<<<<
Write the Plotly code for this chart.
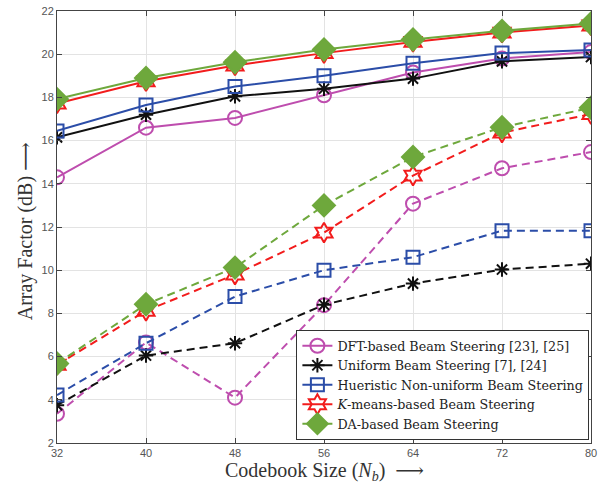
import plotly.graph_objects as go

codebook = [32, 40, 48, 56, 64, 72, 80]

# Solid lines
dft_solid = [14.3, 16.6, 17.05, 18.1, 19.15, 19.8, 20.1]
uni_solid = [16.15, 17.2, 18.05, 18.4, 18.87, 19.67, 19.87]
heu_solid = [16.45, 17.65, 18.5, 19.0, 19.58, 20.05, 20.2]
km_solid = [17.72, 18.75, 19.48, 20.05, 20.57, 21.0, 21.33]
da_solid = [17.92, 18.9, 19.63, 20.22, 20.68, 21.08, 21.42]

# Dashed lines
dft_dash = [3.35, 6.65, 4.1, 8.38, 13.08, 14.72, 15.47]
uni_dash = [3.75, 6.05, 6.62, 8.4, 9.38, 10.03, 10.3]
heu_dash = [4.22, 6.62, 8.78, 10.0, 10.6, 11.83, 11.83]
km_dash = [5.62, 8.12, 9.8, 11.74, 14.38, 16.37, 17.23]
da_dash = [5.68, 8.42, 10.12, 13.0, 15.24, 16.62, 17.52]

yticks = list(range(2, 23, 2))

names = [
    "DFT-based Beam Steering [23], [25]",
    "Uniform Beam Steering [7], [24]",
    "Hueristic Non-uniform Beam Steering",
    "<i>K</i>-means-based Beam Steering",
    "DA-based Beam Steering",
]
colors = ["#BE4DAE", "#111111", "#2B4DA8", "#F21C1C", "#6EA83C"]
symbols = ["circle-open", "asterisk-open", "square-open", "hexagram-open", "diamond"]
sizes = [14, 12, 13, 15, 17]

solid = [dft_solid, uni_solid, heu_solid, km_solid, da_solid]
dashed = [dft_dash, uni_dash, heu_dash, km_dash, da_dash]

fig = go.Figure()
for i in range(5):
    mk = dict(symbol=symbols[i], size=sizes[i], color=colors[i],
              line=dict(color=colors[i], width=2))
    fig.add_trace(go.Scatter(x=codebook, y=solid[i], mode="lines+markers",
                             name=names[i], line=dict(color=colors[i], width=2),
                             marker=mk, showlegend=True))
for i in range(5):
    mk = dict(symbol=symbols[i], size=sizes[i], color=colors[i],
              line=dict(color=colors[i], width=2))
    fig.add_trace(go.Scatter(x=codebook, y=dashed[i], mode="lines+markers",
                             name=names[i], line=dict(color=colors[i], width=2, dash="8px,5px"),
                             marker=mk, showlegend=False))

axis_common = dict(
    showline=True, linecolor="#444444", linewidth=1, mirror="ticks",
    ticks="inside", ticklen=5, tickcolor="#444444",
    showgrid=True, gridcolor="#E3E3E3", gridwidth=1, zeroline=False,
    ticklabeloverflow="allow",
    tickfont=dict(family="Liberation Sans, Arial", size=11, color="#555555"),
)

title_font = dict(family="Liberation Serif, DejaVu Serif", size=20, color="#333333")

fig.update_layout(
    width=606, height=486,
    margin=dict(l=57, r=15, t=5, b=43),
    plot_bgcolor="white", paper_bgcolor="white",
    xaxis=dict(range=[32, 80], tickvals=codebook, **axis_common),
    yaxis=dict(range=[2, 22], tickvals=yticks, **axis_common),
    legend=dict(x=0.997, y=0.007, xanchor="right", yanchor="bottom",
                bgcolor="white", bordercolor="#333333", borderwidth=1,
                font=dict(family="DejaVu Serif", size=12.7, color="#222222"),
                tracegroupgap=0, itemwidth=30),
    showlegend=True,
    annotations=[
        dict(text="Codebook Size (<i>N</i><sub><i>b</i></sub>)  \u27f6",
             xref="paper", yref="paper", x=0.5, y=-0.066,
             xanchor="center", yanchor="middle", showarrow=False, font=title_font),
        dict(text="Array Factor (dB) \u27f6",
             xref="paper", yref="paper", x=-0.06, y=0.49, textangle=-90,
             xanchor="center", yanchor="middle", showarrow=False, font=title_font),
    ],
)

fig.write_html("out.html", config={"displayModeBar": False},
               post_script="document.body.style.margin='0';document.body.style.overflow='hidden';")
>>>>
* [Task requirements]
Up to and including the line with "da_solid = [17.92, 18.9, 19.63, 20.22, 20.68, 21.08, 21.42]", copy the data above from its first line. Skip pictures.

* [Written answer]
Write the Plotly code for this chart.
import plotly.graph_objects as go

codebook = [32, 40, 48, 56, 64, 72, 80]

# Solid lines
dft_solid = [14.3, 16.6, 17.05, 18.1, 19.15, 19.8, 20.1]
uni_solid = [16.15, 17.2, 18.05, 18.4, 18.87, 19.67, 19.87]
heu_solid = [16.45, 17.65, 18.5, 19.0, 19.58, 20.05, 20.2]
km_solid = [17.72, 18.75, 19.48, 20.05, 20.57, 21.0, 21.33]
da_solid = [17.92, 18.9, 19.63, 20.22, 20.68, 21.08, 21.42]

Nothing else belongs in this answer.